Now, I know there are still those out there that think what Rose did was reprehensible and should stay banned forever. Those people really need to get a grip on life and really get over the incident.
It's not like Pete Rose shot and killed people. He didn't throw a World Series like the 1919 White Sox/Black Sox did. He gambled.
Surely enough, he gambled on his own sport. And he gambled while he was managing the Cincinnati Reds from 1984-1989.
But his gambling addiction became well known after he was a player, not during.
In 1989, then-acting commissioner Bart Giamatti placed Rose under permanent ineligibility with a possible review in a year. So what happened in 1990? What happened to that review for Rose.
Instead in 1991, the Hall of Fame committee decided to exclude anyone who had a permanent ineligibility placed on them, which meant Rose's chances for the Hall were all but doomed.
However, Selig has had Rose's case under review and has made it seem like he was willing to remove the ban from Rose. This "review" by Selig has been going on since 1997. It is now 2009 and we are just reading reports that Selig is still reviewing Rose's case.
What is there to review? In January 2004, Rose finally came clean, 15 years after public denials, Rose finally admitted what he did was wrong, has apologized probably seven million times.
Lets face it, the man made a mistake, dug himself too deep of a hole to get out of and just kept denying it for many years. Haven't we all made mistakes in our lives. This was Rose's; gambling. Many others in this country have the same addiction and need help for it, back then, Rose had the addiction.
But Selig, Rose is a Hall of Famer. He's the all-time hits leader with 4,256. He broke the old record of 4,191 of Ty Cobb back in 1985. He still holds the second longest hitting streak with 44 hits in 1978. He's a three time World Series winner; 1975 and 1976 with the Reds and 1980 with the Phillies. He was the 1963 Rookie of the Year, 1973 NL MVP and 1975 World Series MVP and a 17-time all-star.
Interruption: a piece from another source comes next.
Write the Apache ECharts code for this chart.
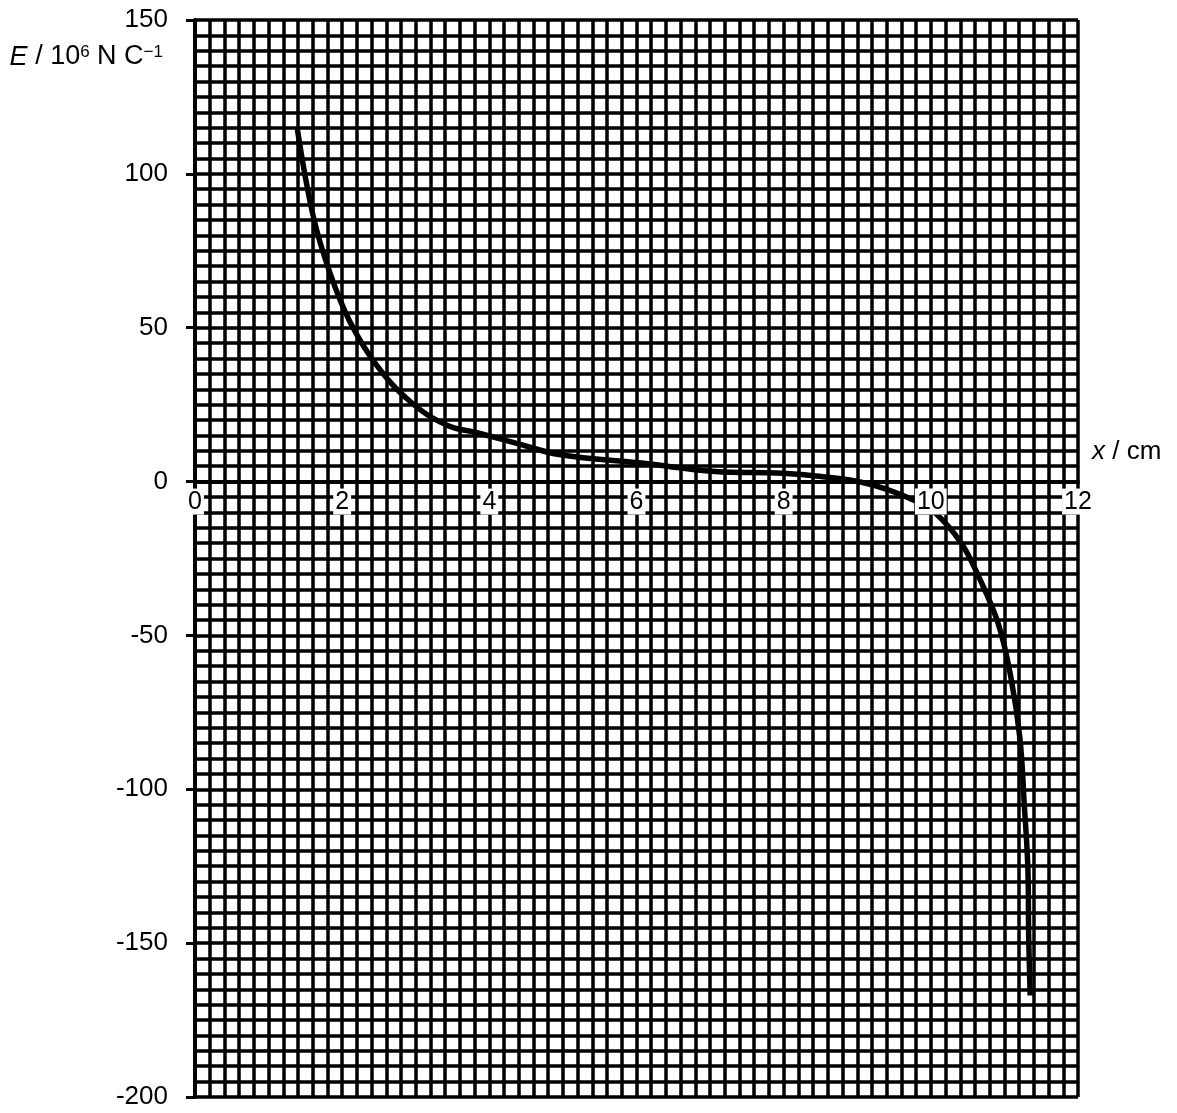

This guy we're keeping out of the Hall of Fame because he made a mistake in his past?
Now granted, it was a big one, and he should have came clean in 1989, but that was then, this is now. A lot of writers and analysts feel the same way I do. Rose deserves to be in and he deserves to be back with baseball.
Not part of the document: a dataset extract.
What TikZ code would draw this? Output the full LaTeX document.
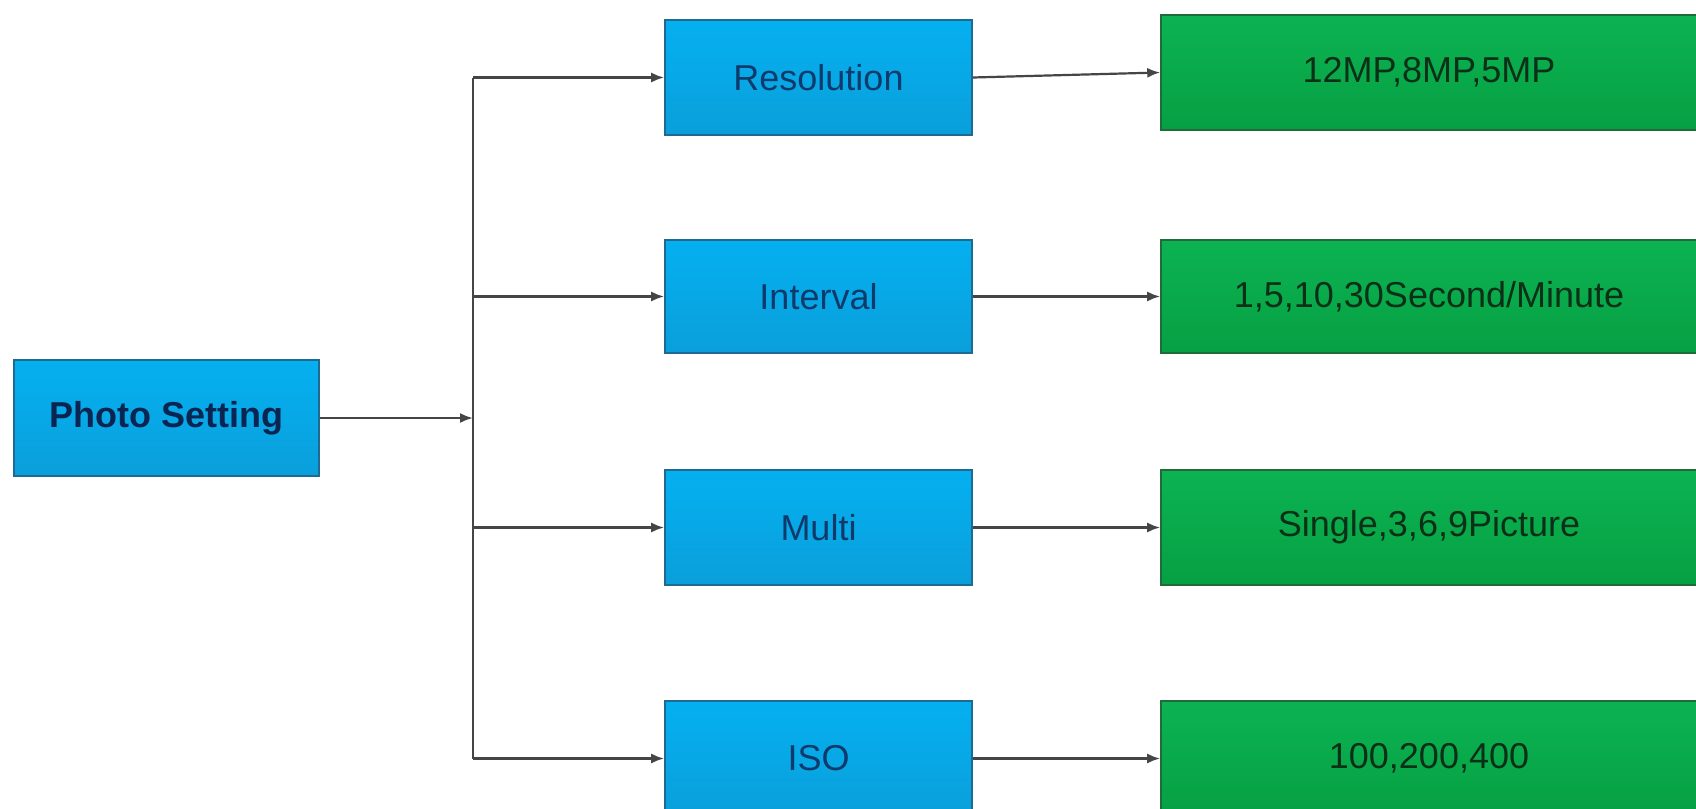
\documentclass[tikz,border=0pt]{standalone}
\usepackage{fontspec}
\setmainfont{Liberation Sans}
\usetikzlibrary{arrows.meta,calc}
\definecolor{bluetop}{HTML}{05B0F0}
\definecolor{bluebot}{HTML}{0A9FDB}
\definecolor{blueedge}{HTML}{1E6A92}
\definecolor{bluetext}{HTML}{0F3A6C}
\definecolor{pstext}{HTML}{0B2552}
\definecolor{greentop}{HTML}{0CB352}
\definecolor{greenbot}{HTML}{06A043}
\definecolor{greenedge}{HTML}{1F6B3A}
\definecolor{greentext}{HTML}{0C3017}
\definecolor{linecol}{HTML}{454545}
\tikzset{
  bluebox/.style={rectangle, draw=blueedge, line width=1.6pt, top color=bluetop, bottom color=bluebot,
    text=bluetext, font=\fontsize{36}{40}\selectfont, inner sep=0pt},
  greenbox/.style={rectangle, draw=greenedge, line width=1.6pt, top color=greentop, bottom color=greenbot,
    text=greentext, font=\fontsize{36}{40}\selectfont, inner sep=0pt},
  conn/.style={draw=linecol, line width=2.2pt},
  arr/.style={conn, -{Latex[length=13pt,width=10pt]}}
}
\begin{document}
\begin{tikzpicture}[x=1pt,y=-1pt]
\useasboundingbox (0,0) rectangle (1696,808);
\clip (0,0) rectangle (1696,808);
\fill[white] (0,0) rectangle (1696,808);
% nodes
\node[bluebox, minimum width=305pt, minimum height=116pt, font=\fontsize{36}{40}\selectfont\bfseries, text=pstext] (ps) at (166.5,418) {Photo Setting};
\node[bluebox, minimum width=307pt, minimum height=115pt] (res) at (818.5,77.5) {Resolution};
\node[bluebox, minimum width=307pt, minimum height=113pt] (int) at (818.5,296.5) {Interval};
\node[bluebox, minimum width=307pt, minimum height=115pt] (mul) at (818.5,527.5) {Multi};
\node[bluebox, minimum width=307pt, minimum height=115pt] (iso) at (818.5,758.5) {ISO};
\node[greenbox, minimum width=536pt, minimum height=115pt] (g1) at (1429,72.5) {12MP,8MP,5MP};
\node[greenbox, minimum width=536pt, minimum height=113pt] (g2) at (1429,296.5) {1,5,10,30Second/Minute};
\node[greenbox, minimum width=536pt, minimum height=115pt] (g3) at (1429,527.5) {Single,3,6,9Picture};
\node[greenbox, minimum width=536pt, minimum height=115pt] (g4) at (1429,758.5) {100,200,400};
% trunk
\coordinate (jt) at (473,418);
\draw[conn] (jt |- res.west) -- (jt |- iso.west);
\draw[arr] (ps.east) -- (jt);
\draw[arr] (jt |- res.west) -- (res.west);
\draw[arr] (jt |- int.west) -- (int.west);
\draw[arr] (jt |- mul.west) -- (mul.west);
\draw[arr] (jt |- iso.west) -- (iso.west);
\draw[arr] (res.east) -- (g1.west);
\draw[arr] (int.east) -- (g2.west);
\draw[arr] (mul.east) -- (g3.west);
\draw[arr] (iso.east) -- (g4.west);
\end{tikzpicture}
\end{document}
If they didn't, they would have never allowed him to be a part of the 1999 ceremonies for the All Century Team in Atlanta. Also, the Cincinnati Reds are not allowed to formally retire Rose's number 14, yet, nobody since 1989 has worn the number. It's practically on reserve until baseball ever decides to remove this silly ban. Even World Wrestling Entertainment inducted Rose into their celebrity-wing of their Hall of Fame in 2004 for Rose's participation in WWE events, like Wrestlemania 14, 15, and 16.
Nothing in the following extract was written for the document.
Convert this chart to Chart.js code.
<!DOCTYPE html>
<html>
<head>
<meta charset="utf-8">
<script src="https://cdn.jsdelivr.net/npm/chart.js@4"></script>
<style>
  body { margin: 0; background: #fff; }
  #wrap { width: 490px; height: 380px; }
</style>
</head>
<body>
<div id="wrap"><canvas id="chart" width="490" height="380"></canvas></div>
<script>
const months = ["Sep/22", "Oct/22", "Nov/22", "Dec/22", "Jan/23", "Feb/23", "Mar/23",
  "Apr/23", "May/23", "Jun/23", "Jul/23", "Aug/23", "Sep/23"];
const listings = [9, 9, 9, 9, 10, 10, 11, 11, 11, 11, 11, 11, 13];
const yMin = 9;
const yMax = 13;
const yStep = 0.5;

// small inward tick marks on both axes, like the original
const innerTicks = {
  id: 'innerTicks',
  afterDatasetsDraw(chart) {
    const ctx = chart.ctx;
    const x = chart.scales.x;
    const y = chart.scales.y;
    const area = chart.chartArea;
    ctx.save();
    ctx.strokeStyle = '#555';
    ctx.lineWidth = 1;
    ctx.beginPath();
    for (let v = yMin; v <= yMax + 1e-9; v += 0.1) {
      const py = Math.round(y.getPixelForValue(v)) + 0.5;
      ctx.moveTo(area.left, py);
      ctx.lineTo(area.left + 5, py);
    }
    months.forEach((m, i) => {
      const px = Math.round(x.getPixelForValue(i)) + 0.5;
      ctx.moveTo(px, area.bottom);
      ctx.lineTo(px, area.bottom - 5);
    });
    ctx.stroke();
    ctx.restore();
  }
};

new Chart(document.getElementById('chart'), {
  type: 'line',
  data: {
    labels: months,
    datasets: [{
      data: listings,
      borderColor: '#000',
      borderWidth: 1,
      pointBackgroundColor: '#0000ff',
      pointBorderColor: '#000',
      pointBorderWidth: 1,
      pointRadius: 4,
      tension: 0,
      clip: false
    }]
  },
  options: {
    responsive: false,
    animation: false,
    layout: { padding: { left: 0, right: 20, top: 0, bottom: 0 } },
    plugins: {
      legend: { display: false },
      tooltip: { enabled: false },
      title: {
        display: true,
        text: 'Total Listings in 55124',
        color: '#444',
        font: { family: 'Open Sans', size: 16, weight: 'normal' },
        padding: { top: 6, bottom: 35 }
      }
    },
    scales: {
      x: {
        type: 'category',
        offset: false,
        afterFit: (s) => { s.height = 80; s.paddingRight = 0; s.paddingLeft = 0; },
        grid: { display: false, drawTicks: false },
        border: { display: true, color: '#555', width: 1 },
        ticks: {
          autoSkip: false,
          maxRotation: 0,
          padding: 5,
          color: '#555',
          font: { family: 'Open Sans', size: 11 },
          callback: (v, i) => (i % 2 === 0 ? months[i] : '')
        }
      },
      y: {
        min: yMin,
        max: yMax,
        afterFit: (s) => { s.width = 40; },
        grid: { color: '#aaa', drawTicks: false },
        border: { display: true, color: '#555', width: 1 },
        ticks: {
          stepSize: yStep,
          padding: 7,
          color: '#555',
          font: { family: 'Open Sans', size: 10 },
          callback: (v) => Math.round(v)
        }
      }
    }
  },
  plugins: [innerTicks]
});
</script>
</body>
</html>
Rose is still one of the game's all-time best hitters and there will never be another "Charlie Hustle." Rose has come clean, he admitted to what he did. Now, it's time for Selig and the Hall of Fame committee to put Rose in the one place that has eluded him his whole non-participating baseball life, the Hall of Fame.
Pete Rose is a Hall of Famer. It's time for Major League Baseball, Bud Selig and the Hall of Fame committee to realize this too and remove the ban.